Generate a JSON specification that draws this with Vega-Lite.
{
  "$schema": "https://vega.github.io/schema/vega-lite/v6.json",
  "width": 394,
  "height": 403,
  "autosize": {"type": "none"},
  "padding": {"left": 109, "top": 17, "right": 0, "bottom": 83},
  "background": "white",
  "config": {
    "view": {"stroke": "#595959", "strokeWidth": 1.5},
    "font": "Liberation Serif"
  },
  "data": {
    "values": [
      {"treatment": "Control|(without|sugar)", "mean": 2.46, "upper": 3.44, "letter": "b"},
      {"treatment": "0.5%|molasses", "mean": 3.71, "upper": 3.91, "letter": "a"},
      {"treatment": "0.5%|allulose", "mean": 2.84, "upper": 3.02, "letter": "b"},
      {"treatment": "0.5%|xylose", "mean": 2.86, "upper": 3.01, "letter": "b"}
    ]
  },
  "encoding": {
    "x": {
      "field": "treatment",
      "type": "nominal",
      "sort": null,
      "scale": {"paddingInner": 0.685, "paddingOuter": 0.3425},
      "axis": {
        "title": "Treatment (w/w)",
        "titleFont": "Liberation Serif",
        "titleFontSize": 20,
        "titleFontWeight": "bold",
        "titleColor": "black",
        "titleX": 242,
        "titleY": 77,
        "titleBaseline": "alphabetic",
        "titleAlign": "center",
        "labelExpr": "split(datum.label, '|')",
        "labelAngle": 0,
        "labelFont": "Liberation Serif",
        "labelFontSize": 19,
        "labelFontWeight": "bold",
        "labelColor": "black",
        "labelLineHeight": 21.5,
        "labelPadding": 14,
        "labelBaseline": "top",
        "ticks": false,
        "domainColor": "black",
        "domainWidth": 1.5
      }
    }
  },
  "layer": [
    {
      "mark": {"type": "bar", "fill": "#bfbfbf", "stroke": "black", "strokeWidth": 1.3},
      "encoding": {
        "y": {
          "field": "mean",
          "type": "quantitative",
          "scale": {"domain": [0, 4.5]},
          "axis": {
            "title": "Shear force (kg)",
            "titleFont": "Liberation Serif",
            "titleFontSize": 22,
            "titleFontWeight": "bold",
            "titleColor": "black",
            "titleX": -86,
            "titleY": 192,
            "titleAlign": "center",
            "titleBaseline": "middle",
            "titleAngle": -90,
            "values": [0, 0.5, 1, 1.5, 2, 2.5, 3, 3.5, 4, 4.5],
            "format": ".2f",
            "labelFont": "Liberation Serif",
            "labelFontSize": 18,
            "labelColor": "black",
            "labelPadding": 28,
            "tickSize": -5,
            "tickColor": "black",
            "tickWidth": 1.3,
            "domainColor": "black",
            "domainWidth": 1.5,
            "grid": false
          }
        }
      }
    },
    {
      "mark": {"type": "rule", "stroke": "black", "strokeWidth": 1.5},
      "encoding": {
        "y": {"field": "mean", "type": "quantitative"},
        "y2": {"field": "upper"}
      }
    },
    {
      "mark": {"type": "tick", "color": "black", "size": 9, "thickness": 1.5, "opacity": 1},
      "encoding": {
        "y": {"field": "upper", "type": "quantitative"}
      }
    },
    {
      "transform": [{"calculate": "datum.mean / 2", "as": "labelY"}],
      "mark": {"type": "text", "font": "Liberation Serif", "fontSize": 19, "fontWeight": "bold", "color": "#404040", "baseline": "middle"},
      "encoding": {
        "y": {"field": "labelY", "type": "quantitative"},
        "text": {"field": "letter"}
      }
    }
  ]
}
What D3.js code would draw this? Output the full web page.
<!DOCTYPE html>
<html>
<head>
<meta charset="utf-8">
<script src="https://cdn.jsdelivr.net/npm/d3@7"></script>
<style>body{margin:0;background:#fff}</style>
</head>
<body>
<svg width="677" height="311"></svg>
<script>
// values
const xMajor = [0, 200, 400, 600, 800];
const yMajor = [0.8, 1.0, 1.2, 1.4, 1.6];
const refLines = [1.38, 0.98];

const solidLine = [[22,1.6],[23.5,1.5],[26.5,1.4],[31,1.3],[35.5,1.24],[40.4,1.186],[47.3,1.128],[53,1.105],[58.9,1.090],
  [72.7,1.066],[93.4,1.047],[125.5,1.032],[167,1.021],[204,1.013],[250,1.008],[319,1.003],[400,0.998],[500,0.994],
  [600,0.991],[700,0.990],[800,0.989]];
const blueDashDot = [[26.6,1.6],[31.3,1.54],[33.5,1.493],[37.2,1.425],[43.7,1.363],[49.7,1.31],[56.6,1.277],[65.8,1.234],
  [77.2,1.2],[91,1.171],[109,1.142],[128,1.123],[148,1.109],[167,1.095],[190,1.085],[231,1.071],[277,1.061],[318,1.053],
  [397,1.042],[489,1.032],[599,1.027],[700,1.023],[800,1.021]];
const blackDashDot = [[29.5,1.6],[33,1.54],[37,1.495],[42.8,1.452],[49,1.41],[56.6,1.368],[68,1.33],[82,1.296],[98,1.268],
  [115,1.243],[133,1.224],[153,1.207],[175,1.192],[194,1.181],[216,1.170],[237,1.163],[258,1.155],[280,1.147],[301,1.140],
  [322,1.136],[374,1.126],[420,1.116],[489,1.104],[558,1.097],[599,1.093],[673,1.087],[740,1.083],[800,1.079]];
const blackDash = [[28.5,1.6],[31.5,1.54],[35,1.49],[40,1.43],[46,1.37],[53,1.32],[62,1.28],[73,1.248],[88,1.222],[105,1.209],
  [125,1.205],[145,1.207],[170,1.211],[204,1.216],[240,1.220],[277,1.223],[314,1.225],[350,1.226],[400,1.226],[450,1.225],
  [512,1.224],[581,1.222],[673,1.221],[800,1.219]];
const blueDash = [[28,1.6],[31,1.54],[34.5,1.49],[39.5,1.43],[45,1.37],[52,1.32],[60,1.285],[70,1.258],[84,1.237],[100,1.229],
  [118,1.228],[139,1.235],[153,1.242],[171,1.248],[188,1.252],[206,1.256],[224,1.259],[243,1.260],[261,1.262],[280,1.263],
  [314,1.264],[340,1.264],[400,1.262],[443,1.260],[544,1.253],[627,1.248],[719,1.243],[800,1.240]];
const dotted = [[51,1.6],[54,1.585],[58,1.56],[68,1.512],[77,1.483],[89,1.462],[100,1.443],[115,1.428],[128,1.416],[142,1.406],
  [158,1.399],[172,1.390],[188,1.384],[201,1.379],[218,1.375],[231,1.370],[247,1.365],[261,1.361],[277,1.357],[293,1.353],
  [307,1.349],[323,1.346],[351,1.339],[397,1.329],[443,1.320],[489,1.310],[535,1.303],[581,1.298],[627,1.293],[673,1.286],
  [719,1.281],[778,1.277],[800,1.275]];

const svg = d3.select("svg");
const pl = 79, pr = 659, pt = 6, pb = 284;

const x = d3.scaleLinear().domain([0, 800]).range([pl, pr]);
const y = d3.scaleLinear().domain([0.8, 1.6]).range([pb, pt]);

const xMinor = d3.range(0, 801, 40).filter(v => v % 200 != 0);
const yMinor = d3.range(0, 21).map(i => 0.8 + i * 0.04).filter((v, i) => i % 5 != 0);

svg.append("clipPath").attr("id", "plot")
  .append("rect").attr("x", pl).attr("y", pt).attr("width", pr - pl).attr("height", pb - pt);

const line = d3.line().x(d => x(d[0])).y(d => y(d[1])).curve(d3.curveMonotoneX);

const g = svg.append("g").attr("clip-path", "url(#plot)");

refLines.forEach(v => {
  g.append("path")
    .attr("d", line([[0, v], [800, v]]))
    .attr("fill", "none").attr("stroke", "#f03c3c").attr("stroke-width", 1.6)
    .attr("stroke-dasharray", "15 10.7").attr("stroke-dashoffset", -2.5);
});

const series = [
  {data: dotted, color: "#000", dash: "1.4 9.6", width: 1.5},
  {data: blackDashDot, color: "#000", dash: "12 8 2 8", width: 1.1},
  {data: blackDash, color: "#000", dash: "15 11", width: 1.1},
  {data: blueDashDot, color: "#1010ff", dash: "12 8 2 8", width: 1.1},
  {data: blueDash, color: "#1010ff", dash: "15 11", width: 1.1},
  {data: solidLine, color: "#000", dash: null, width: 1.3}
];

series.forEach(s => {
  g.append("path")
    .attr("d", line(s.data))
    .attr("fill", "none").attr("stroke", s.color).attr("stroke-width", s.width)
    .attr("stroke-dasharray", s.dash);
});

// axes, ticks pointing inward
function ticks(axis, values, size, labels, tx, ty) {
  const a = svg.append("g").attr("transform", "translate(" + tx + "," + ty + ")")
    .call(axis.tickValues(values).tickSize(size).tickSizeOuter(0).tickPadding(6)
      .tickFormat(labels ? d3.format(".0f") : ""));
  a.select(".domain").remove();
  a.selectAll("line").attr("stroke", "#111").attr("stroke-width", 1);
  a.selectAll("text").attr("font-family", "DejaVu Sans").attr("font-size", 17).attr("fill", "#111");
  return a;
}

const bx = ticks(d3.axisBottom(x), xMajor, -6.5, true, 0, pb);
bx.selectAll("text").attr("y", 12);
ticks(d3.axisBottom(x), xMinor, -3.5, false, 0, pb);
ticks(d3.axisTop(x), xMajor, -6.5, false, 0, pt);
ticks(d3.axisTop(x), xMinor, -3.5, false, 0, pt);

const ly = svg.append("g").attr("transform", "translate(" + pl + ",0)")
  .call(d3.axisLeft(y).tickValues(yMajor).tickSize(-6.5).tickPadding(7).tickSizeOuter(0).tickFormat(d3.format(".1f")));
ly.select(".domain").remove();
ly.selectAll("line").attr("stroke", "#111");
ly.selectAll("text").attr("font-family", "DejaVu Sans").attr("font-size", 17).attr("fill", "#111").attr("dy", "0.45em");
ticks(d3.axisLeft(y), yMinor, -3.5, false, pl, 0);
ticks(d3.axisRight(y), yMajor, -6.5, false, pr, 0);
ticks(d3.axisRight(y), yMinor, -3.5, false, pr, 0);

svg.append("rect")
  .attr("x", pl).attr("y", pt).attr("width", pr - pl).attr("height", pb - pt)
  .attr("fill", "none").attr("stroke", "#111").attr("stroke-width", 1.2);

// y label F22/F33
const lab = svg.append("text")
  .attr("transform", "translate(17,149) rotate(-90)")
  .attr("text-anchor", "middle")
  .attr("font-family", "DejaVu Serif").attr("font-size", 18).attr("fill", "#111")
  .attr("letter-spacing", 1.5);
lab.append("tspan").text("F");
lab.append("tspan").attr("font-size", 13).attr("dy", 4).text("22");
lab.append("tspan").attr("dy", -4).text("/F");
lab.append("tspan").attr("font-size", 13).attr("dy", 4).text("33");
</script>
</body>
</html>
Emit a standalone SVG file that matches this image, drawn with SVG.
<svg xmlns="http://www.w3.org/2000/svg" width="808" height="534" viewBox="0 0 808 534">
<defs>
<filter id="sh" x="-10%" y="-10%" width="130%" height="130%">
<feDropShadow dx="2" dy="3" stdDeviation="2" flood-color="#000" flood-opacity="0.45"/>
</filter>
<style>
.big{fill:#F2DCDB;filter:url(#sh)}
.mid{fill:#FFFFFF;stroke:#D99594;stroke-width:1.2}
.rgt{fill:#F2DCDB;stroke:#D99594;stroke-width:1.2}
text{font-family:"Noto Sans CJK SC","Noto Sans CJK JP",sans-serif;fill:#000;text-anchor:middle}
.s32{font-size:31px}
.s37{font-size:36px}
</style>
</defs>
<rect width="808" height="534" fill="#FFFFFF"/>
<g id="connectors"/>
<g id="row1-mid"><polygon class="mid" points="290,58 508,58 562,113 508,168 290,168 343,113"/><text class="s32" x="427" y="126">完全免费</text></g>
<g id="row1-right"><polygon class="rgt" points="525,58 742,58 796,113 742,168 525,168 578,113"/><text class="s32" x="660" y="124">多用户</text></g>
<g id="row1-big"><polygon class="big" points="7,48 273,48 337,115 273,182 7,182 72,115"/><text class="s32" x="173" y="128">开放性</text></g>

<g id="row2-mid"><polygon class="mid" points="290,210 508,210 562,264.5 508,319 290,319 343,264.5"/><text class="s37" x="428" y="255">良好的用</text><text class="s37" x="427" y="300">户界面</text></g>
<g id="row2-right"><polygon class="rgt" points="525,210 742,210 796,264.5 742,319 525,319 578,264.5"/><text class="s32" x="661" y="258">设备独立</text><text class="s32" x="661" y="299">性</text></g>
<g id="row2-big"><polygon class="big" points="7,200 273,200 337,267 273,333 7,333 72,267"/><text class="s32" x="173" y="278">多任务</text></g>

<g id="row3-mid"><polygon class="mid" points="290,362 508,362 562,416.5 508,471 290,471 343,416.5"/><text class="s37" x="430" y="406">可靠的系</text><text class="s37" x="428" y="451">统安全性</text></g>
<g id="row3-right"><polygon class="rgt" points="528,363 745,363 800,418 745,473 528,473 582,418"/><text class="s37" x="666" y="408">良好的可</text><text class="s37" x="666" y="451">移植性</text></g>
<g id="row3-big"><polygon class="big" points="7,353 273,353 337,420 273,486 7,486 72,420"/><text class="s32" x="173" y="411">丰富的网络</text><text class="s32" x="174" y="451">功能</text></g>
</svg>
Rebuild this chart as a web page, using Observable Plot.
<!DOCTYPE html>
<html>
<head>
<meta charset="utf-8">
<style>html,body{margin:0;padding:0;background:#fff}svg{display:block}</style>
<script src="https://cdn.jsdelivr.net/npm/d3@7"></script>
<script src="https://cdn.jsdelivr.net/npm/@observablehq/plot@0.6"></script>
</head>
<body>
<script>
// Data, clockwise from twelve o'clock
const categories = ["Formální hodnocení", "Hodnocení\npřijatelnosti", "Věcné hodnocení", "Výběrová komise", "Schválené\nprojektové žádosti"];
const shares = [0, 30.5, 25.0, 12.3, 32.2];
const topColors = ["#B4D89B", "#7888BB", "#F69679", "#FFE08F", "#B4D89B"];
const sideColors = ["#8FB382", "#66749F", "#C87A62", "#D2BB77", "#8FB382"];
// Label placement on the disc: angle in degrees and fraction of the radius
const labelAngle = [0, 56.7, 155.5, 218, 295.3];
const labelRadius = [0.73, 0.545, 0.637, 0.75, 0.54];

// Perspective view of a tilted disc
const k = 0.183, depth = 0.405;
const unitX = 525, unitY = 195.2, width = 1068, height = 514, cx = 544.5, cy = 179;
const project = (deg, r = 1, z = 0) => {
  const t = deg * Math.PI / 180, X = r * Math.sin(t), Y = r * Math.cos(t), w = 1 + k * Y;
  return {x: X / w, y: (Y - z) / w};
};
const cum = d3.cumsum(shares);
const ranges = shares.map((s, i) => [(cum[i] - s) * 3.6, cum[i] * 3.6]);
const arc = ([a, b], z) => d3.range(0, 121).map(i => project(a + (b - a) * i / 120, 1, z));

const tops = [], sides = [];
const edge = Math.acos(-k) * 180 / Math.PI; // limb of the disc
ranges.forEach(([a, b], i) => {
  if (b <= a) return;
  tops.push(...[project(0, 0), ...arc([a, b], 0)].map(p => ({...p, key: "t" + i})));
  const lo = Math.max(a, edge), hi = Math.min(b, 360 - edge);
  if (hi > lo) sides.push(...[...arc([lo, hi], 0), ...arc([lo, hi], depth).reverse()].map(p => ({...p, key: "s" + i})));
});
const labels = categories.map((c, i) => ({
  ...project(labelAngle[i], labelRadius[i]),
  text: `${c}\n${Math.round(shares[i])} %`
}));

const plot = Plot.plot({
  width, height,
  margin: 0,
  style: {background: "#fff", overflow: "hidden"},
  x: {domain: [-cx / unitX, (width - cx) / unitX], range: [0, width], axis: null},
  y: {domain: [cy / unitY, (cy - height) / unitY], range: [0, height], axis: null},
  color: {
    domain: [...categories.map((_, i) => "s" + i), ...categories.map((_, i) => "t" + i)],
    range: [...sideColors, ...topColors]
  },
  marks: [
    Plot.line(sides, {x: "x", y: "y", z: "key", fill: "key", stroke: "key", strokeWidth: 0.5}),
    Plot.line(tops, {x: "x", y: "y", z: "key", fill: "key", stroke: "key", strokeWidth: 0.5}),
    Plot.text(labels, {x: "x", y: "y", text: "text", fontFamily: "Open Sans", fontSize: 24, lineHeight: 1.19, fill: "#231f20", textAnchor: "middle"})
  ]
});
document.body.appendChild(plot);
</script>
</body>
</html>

# EXERCISE BRIEF
Copy out each line of the records that holds the string "this".

# FINAL ANSWER
Generate a JSON specification that draws this with Vega-Lite.
What D3.js code would draw this? Output the full web page.
Emit a standalone SVG file that matches this image, drawn with SVG.
Rebuild this chart as a web page, using Observable Plot.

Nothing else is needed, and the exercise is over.